Я взялась за новую работу со всей энергией и воодушевлением. Мне нравилось преподавать, как и руководить врачебной работой других, хотя сначала это и казалось мне необычным. Переход из интернов в преподаватели прошел гораздо легче, чем я могла ожидать. Не стоит и говорить, что солидная прибавка в зарплате очень тому способствовала. Свобода реализовывать собственные научные интересы меня окрыляла. Я очень много работала и все меньше отдыхала. Недостаток сна – это и причина, и следствие мании, но тогда я об этом даже не догадывалась. Лето часто приносило мне хорошее настроение и длинные рабочие дни. Но тем летом я вышла далеко за пределы того, что когда-либо испытывала ранее. Лето, недостаток сна, обилие работы и генетическая уязвимость завели меня куда глубже уже знакомых уровней эйфории – в пылающее безумие.

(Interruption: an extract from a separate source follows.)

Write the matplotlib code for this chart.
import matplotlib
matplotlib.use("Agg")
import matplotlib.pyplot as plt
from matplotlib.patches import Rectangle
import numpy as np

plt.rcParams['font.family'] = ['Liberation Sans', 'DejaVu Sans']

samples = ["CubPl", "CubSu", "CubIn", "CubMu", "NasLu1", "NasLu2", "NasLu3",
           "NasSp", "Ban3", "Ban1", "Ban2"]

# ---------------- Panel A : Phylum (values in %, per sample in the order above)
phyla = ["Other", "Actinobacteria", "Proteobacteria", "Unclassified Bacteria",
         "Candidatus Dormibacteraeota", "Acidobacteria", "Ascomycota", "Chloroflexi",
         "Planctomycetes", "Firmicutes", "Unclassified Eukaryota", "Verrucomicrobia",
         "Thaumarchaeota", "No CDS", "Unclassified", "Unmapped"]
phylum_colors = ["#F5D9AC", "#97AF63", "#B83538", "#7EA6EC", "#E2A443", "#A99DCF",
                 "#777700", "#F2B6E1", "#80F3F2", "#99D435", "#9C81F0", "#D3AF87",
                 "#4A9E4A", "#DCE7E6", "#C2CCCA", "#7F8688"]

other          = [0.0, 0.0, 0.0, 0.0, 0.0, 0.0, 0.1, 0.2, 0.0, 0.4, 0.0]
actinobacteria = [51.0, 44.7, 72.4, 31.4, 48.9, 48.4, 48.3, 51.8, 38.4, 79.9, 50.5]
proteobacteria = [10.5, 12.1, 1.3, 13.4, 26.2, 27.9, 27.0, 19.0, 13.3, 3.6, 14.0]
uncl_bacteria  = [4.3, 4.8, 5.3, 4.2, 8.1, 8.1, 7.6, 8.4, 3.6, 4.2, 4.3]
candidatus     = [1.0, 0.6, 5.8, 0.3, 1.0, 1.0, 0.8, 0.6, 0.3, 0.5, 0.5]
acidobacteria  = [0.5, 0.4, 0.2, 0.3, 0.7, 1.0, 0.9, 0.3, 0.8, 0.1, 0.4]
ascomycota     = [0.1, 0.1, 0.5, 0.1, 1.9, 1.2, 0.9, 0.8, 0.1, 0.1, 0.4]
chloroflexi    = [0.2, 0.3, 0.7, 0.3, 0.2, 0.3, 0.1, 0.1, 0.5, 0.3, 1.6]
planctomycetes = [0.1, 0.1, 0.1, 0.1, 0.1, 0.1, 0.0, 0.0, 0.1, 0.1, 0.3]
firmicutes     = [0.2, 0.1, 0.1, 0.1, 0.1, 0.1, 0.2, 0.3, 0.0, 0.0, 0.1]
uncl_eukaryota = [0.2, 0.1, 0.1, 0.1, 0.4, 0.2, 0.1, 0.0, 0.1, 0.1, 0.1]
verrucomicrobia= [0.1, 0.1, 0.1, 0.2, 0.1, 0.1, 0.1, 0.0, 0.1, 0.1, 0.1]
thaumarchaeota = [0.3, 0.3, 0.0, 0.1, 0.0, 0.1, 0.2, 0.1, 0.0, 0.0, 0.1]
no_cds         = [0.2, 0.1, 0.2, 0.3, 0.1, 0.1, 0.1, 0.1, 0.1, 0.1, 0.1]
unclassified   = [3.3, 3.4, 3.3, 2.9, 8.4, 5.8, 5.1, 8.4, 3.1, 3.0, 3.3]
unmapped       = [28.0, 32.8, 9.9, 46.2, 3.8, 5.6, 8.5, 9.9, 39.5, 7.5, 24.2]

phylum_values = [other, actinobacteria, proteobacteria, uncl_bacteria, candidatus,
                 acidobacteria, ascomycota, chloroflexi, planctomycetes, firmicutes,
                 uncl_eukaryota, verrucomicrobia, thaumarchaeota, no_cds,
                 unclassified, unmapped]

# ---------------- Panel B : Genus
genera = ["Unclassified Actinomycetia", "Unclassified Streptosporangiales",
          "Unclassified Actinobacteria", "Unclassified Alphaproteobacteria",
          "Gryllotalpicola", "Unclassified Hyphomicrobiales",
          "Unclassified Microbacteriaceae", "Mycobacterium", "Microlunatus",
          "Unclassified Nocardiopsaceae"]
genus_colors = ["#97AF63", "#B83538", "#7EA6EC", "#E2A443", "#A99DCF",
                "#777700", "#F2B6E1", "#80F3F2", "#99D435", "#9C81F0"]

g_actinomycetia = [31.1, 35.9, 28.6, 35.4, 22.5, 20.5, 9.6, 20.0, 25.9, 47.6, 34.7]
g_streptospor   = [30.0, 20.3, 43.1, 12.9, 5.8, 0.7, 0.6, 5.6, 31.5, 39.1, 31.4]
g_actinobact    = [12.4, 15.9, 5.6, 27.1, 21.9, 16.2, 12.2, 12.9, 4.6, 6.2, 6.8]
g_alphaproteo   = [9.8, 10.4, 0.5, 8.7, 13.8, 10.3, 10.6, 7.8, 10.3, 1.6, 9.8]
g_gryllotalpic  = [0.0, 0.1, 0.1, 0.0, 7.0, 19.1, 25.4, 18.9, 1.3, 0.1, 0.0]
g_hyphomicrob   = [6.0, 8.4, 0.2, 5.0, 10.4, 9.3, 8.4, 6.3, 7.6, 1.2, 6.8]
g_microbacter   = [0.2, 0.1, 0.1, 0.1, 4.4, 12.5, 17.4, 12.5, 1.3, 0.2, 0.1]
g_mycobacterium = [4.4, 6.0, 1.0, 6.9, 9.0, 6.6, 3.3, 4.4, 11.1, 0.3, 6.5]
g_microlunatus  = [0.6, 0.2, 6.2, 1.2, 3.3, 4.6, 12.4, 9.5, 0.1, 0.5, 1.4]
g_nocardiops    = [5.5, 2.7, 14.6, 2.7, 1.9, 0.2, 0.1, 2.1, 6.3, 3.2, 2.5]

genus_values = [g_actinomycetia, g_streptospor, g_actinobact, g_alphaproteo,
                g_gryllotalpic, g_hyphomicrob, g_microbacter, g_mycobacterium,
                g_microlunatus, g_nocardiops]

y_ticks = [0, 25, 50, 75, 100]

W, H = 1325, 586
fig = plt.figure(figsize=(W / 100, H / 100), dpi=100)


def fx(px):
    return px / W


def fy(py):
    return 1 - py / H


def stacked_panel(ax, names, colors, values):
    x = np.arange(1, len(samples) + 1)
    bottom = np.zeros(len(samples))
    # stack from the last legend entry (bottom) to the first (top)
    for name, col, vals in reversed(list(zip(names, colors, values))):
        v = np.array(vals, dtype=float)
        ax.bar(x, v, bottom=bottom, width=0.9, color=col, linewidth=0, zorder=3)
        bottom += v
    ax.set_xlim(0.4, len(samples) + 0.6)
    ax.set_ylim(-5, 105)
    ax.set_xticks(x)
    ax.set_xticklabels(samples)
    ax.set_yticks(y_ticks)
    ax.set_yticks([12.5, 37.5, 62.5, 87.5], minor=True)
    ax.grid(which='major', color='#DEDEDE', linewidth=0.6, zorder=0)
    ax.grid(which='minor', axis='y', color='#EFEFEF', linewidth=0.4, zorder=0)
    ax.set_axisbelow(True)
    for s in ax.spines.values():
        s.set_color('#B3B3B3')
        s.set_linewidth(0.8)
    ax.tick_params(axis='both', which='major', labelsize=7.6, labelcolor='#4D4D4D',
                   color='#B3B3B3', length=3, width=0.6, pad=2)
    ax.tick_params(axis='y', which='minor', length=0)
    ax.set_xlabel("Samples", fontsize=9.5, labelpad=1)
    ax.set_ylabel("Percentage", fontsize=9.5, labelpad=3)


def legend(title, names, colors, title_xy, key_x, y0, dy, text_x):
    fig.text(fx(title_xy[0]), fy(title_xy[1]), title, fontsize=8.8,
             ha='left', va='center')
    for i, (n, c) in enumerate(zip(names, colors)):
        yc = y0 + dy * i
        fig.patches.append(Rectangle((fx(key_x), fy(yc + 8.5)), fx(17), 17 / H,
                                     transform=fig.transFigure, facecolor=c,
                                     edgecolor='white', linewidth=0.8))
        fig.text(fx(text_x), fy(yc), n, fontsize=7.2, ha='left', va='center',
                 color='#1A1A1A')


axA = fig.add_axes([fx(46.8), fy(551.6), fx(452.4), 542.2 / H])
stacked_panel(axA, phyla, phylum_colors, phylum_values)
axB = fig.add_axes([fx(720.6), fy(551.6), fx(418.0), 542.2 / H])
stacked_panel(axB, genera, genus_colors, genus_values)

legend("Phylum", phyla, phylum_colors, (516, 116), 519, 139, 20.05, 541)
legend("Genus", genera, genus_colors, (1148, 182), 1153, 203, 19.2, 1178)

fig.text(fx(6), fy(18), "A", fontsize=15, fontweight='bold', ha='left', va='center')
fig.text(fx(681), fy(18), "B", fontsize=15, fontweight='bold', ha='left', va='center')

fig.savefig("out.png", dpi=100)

Ректор университета проводил традиционный прием на открытом воздухе в честь новых преподавателей. Человек, который позже стал моим психиатром, тоже был на этой встрече – он только что начал работу на соседнем с нами медицинском факультете. Благодаря ему я осознала разницу между самовосприятием и взвешенным, спокойным наблюдением специалиста. Я помню ощущение легкой эйфории: чувствуя себя неотразимой, я общалась с массой людей, легко перемещалась по саду от человека к человеку, от коктейля к коктейлю. Я довольно долго беседовала с ректором. Он понятия не имел, кто я, но был либо слишком вежлив, либо оправдывал свою репутацию волокиты за юными особами. Как бы то ни было, я была уверена, что он нашел меня очаровательной.

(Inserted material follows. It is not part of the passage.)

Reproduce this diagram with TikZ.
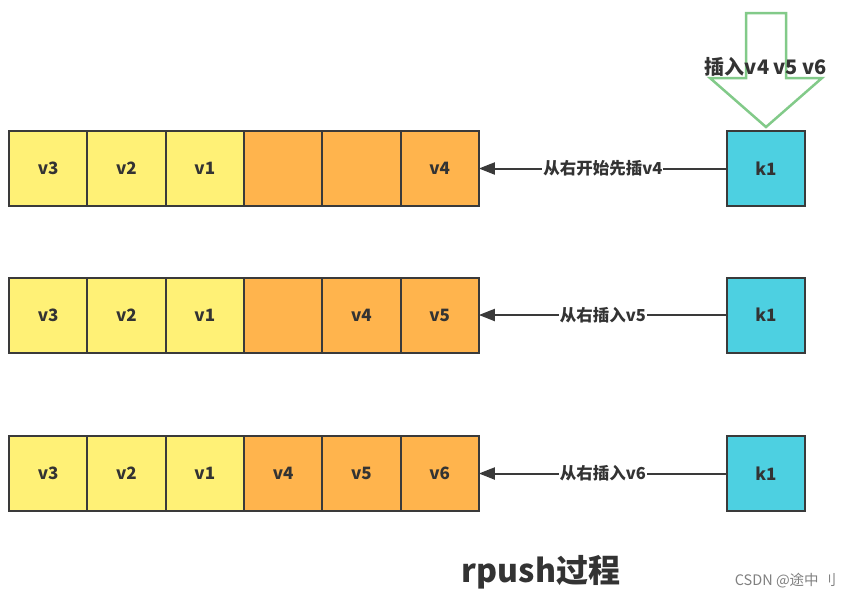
\documentclass[tikz,border=0pt]{standalone}
\usepackage{fontspec}
\setmainfont{Noto Sans CJK SC}
\usepackage{tikz}
\usetikzlibrary{positioning,arrows.meta}
\definecolor{cellyellow}{HTML}{FFF176}
\definecolor{cellorange}{HTML}{FFB44D}
\definecolor{keycyan}{HTML}{4DD0E1}
\definecolor{edgegray}{HTML}{3A3A3A}
\definecolor{textgray}{HTML}{333333}
\definecolor{arrowgreen}{HTML}{82CA89}

\begin{document}
\begin{tikzpicture}[x=1pt, y=-1pt, node distance=0pt]
	% Define styles for cells
	\tikzset{
		cell/.style={
			rectangle,
			draw=edgegray,
			line width=2pt,
			outer sep=0pt,
			minimum width=78.3pt,
			minimum height=75pt,
			text=textgray,
			font=\fontsize{17}{19}\selectfont\bfseries
		},
		old/.style={cell, fill=cellyellow},
		new/.style={cell, fill=cellorange},
		key/.style={cell, fill=keycyan, minimum width=78pt},
		push/.style={-{Triangle[length=16pt,width=12pt]}, draw=edgegray, line width=2pt},
		pushlabel/.style={fill=white, inner sep=1pt, text=textgray,
			font=\fontsize{16.5}{18}\selectfont\bfseries}
	}
	\useasboundingbox (0,0) rectangle (852,598);

	% First row: push v4
	\node[old] (v3A) at (48.2,168.5) {v3};
	\node[old, right=of v3A] (v2A) {v2};
	\node[old, right=of v2A] (v1A) {v1};
	\node[new, right=of v1A] (e1A) {};
	\node[new, right=of e1A] (e2A) {};
	\node[new, right=of e2A] (v4A) {v4};
	\node[key] (k1A) at (766,168.5) {k1};
	\draw[push] (k1A) -- node[pushlabel] {从右开始先插v4} (v4A);

	% Second row: push v5
	\node[old] (v3B) at (48.2,315) {v3};
	\node[old, right=of v3B] (v2B) {v2};
	\node[old, right=of v2B] (v1B) {v1};
	\node[new, right=of v1B] (e1B) {};
	\node[new, right=of e1B] (v4B) {v4};
	\node[new, right=of v4B] (v5B) {v5};
	\node[key] (k1B) at (766,315) {k1};
	\draw[push] (k1B) -- node[pushlabel] {从右插入v5} (v5B);

	% Third row: push v6
	\node[old] (v3C) at (48.2,473.5) {v3};
	\node[old, right=of v3C] (v2C) {v2};
	\node[old, right=of v2C] (v1C) {v1};
	\node[new, right=of v1C] (v4C) {v4};
	\node[new, right=of v4C] (v5C) {v5};
	\node[new, right=of v5C] (v6C) {v6};
	\node[key] (k1C) at (766,473.5) {k1};
	\draw[push] (k1C) -- node[pushlabel] {从右插入v6} (v6C);

	% big insert arrow above k1
	\draw[arrowgreen, line width=2.5pt, line join=miter]
		(746,13) -- (786,13) -- (786,78) -- (822,78) -- (766,127)
		-- (710,78) -- (746,78) -- cycle;
	\node[text=textgray, font=\fontsize{20}{22}\selectfont\bfseries] (insert) at (766,67) {插入v4 v5 v6};

	% title
	\node[text=textgray, font=\fontsize{32}{36}\selectfont\bfseries] (title) at (541,572) {rpush过程};
	\node[text=gray, font=\fontsize{14.5}{16}\selectfont, anchor=east] (mark) at (840,581) {CSDN @途中 刂};
\end{tikzpicture}
\end{document}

У меня также была долгая и довольно странная беседа с главой моего департамента. Этот необычный человек, наделенный богатым воображением, далеко не всегда придерживался строгих рамок академической медицины. В узких психофармакологических кругах о нем рассказывали легенды. Например, что он убил слона в ходе загадочного эксперимента с применением ЛСД – это было частью исследования связи галлюциногенов с агрессивным поведением, – и он неверно рассчитал дозу. Тогда мы увлеченно обсуждали с ним эксперименты на слонах и даманах. Даманы – африканские животные, которые в общем-то ничем не похожи на слонов, но из-за строения зубов считаются их ближайшими родственниками. Я уже не могу вспомнить, чем они нас так заинтересовали. Но я немедленно и с удовольствием поставила себе задачу: просмотреть каждую из доброй сотни статей, написанных про даманов. Тогда я взялась за изучение поведения животных в зоопарке Лос-Анджелеса, ведение курса по этологии и еще одного по фармакологии.

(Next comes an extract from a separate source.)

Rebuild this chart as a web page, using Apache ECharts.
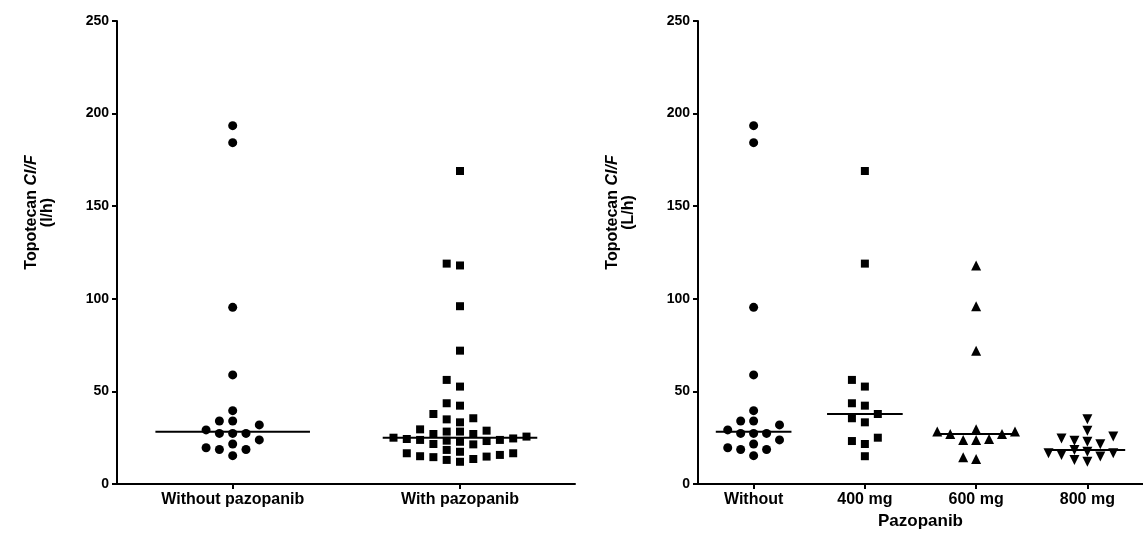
<!DOCTYPE html>
<html>
<head>
<meta charset="utf-8">
<script src="https://cdn.jsdelivr.net/npm/echarts@6/dist/echarts.min.js"></script>
<style>
  html, body { margin: 0; padding: 0; background: #fff; }
  #chart { width: 1143px; height: 535px; }
</style>
</head>
<body>
<div id="chart"></div>
<script>
// Topotecan apparent clearance (Cl/F) per patient
const leftCategories = ['Without pazopanib', 'With pazopanib'];
const rightCategories = ['Without', '400 mg', '600 mg', '800 mg'];
const yTicks = [0, 50, 100, 150, 200, 250];

const withoutPazopanib = [193.5, 184.3, 95.4, 58.9, 39.6, 34.0, 34.0, 31.9, 27.3, 27.3, 27.3, 29.2, 23.8, 21.6, 18.6, 18.6, 19.6, 15.3];
const dose400 = [169.0, 119.0, 56.2, 52.6, 43.6, 42.3, 37.8, 35.5, 33.3, 25.0, 23.2, 21.6, 15.0];
const dose600 = [118.0, 96.0, 72.0, 29.5, 28.3, 28.3, 27.0, 27.0, 24.3, 23.8, 23.8, 14.5, 13.5];
const dose800 = [34.9, 28.8, 25.6, 24.6, 23.4, 22.8, 21.4, 18.4, 17.4, 16.6, 16.6, 15.7, 14.8, 13.0, 12.0];
// all treated patients pooled
const withPazopanib = [...dose400, ...dose600, ...dose800];

// ---- layout ----
const FONT = '"Liberation Sans", Arial, Helvetica, sans-serif';
const PLOT_TOP = 21, PLOT_H = 463;
const leftGrid = { left: 117, top: PLOT_TOP, width: 458, height: PLOT_H };
const rightGrid = { left: 698, top: PLOT_TOP, width: 457, height: PLOT_H };
const leftX = { min: -0.509, max: 1.506 };
const rightX = { min: -0.5, max: 3.5 };
const yPx = PLOT_H / 250;
const leftUnitPx = leftGrid.width / (leftX.max - leftX.min);
const rightUnitPx = rightGrid.width / (rightX.max - rightX.min);
const COL_PX = 13.3;   // horizontal spacing of swarm columns

function median(arr) {
  const s = [...arr].sort((a, b) => a - b);
  const n = s.length;
  return n % 2 ? s[(n - 1) / 2] : (s[n / 2 - 1] + s[n / 2]) / 2;
}

// Column dot-plot layout: each point goes to the nearest free column (0, -1, +1, -2, +2 ...)
function swarm(values, center, unitPx, gapPx) {
  const step = COL_PX / unitPx;
  const cols = {};
  const out = [];
  [...values].sort((a, b) => a - b).forEach(v => {
    const y = v * yPx;
    for (let k = 0; ; k++) {
      const c = k === 0 ? 0 : (k % 2 ? -(k + 1) / 2 : k / 2);
      const list = cols[c] || (cols[c] = []);
      if (list.every(p => Math.abs(p - y) >= gapPx)) {
        list.push(y);
        out.push([center + c * step, v]);
        break;
      }
    }
  });
  return out;
}

function medianLine(values, center, gridIndex) {
  const m = median(values);
  return {
    type: 'line', xAxisIndex: gridIndex, yAxisIndex: gridIndex,
    data: [[center - 0.34, m], [center + 0.34, m]],
    symbol: 'none', silent: true, z: 3,
    lineStyle: { color: '#000', width: 2 }
  };
}

function dots(values, center, gridIndex, unitPx, symbol, size, rotate, gap) {
  return {
    type: 'scatter', xAxisIndex: gridIndex, yAxisIndex: gridIndex,
    data: swarm(values, center, unitPx, gap),
    symbol: symbol, symbolSize: size, symbolRotate: rotate || 0,
    itemStyle: { color: '#000', opacity: 1 }, z: 4
  };
}

const tickStyle = { show: true, length: 5, lineStyle: { color: '#000', width: 2 } };
const boldText = { color: '#000', fontFamily: FONT, fontWeight: 'bold' };

function yAxis(gridIndex, unitText) {
  return {
    type: 'value', gridIndex: gridIndex, min: 0, max: 250, interval: 50,
    axisLine: { show: true, onZero: false, lineStyle: { color: '#000', width: 2 } },
    axisTick: tickStyle, splitLine: { show: false },
    axisLabel: Object.assign({ margin: 8, fontSize: 14, customValues: yTicks }, boldText),
    name: '{n|Topotecan }{i|Cl/F}\n{n|(' + unitText + ')}',
    nameLocation: 'middle', nameGap: 61,
    nameTextStyle: {
      padding: [0, 0, 0, 80],
      lineHeight: 16,
      rich: {
        n: Object.assign({ fontSize: 16, lineHeight: 16 }, boldText),
        i: Object.assign({ fontSize: 16, lineHeight: 16, fontStyle: 'italic' }, boldText)
      }
    }
  };
}

function xAxis(gridIndex, range, cats, name) {
  const ticks = cats.map((_, i) => i);
  return {
    type: 'value', gridIndex: gridIndex, min: range.min, max: range.max,
    axisLine: { show: true, onZero: false, lineStyle: { color: '#000', width: 2 } },
    axisTick: Object.assign({ customValues: ticks }, tickStyle),
    splitLine: { show: false },
    axisLabel: Object.assign({
      margin: 8, fontSize: 16, customValues: ticks,
      formatter: v => cats[Math.round(v)]
    }, boldText),
    name: name || '', nameLocation: 'middle', nameGap: 28,
    nameTextStyle: Object.assign({ fontSize: 17 }, boldText)
  };
}

const chart = echarts.init(document.getElementById('chart'), null, { renderer: 'canvas' });
chart.setOption({
  backgroundColor: '#fff',
  animation: false,
  grid: [leftGrid, rightGrid],
  xAxis: [xAxis(0, leftX, leftCategories), xAxis(1, rightX, rightCategories, 'Pazopanib')],
  yAxis: [yAxis(0, 'l/h'), yAxis(1, 'L/h')],
  series: [
    medianLine(withoutPazopanib, 0, 0),
    medianLine(withPazopanib, 1, 0),
    dots(withoutPazopanib, 0, 0, leftUnitPx, 'circle', 9, 0, 10),
    dots(withPazopanib, 1, 0, leftUnitPx, 'rect', 8, 0, 9),

    medianLine(withoutPazopanib, 0, 1),
    medianLine(dose400, 1, 1),
    medianLine(dose600, 2, 1),
    medianLine(dose800, 3, 1),
    dots(withoutPazopanib, 0, 1, rightUnitPx, 'circle', 9, 0, 10),
    dots(dose400, 1, 1, rightUnitPx, 'rect', 8, 0, 9),
    dots(dose600, 2, 1, rightUnitPx, 'triangle', 10, 0, 9),
    dots(dose800, 3, 1, rightUnitPx, 'triangle', 10, 180, 9)
  ]
});
</script>
</body>
</html>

В моей памяти вечеринка в саду сохранилась как чудесное, кипящее жизнью событие. Однако мой психиатр вспоминает ее совсем по-другому. Он видел перед собой женщину с безумным взглядом. Я была слишком провокационно одета, и это разительно отличалось от моего обычного консервативного стиля. Я была ярко накрашена, крайне возбуждена и чрезмерно разговорчива. Он даже отметил про себя: «Кэй выглядит маниакально». Я же полагала, что совершенно неотразима.


Моему разуму приходилось прилагать усилия, чтобы сохранять ясность. Идеи приходили и уходили так быстро, что начинали путаться и сталкиваться, будто на шоссе моей логики образовалась нейронная пробка. Чем сильнее я пыталась замедлиться, тем яснее осознавала, что не могу этого сделать. Мое воодушевление тоже било через край, и во всем, что я тогда делала, я видела стройную логику. Однажды, например, я увлеклась копированием: я сделала по тридцать – сорок копий поэмы Эдны Сент-Винсент Миллей, статьи о религии и психозах из American Journal of Psychiatry и еще одной статьи, «Почему я не посещаю разборы клинических случаев». Автор, знаменитый психолог, разобрал все возможные причины, почему плохо организованные разборы клинических случаев – это бездарное убийство времени. Я была уверена, что все три материала наполнены глубоким смыслом и имеют самое непосредственное отношение к моей работе в больнице. Я раздавала их всем, кому могла.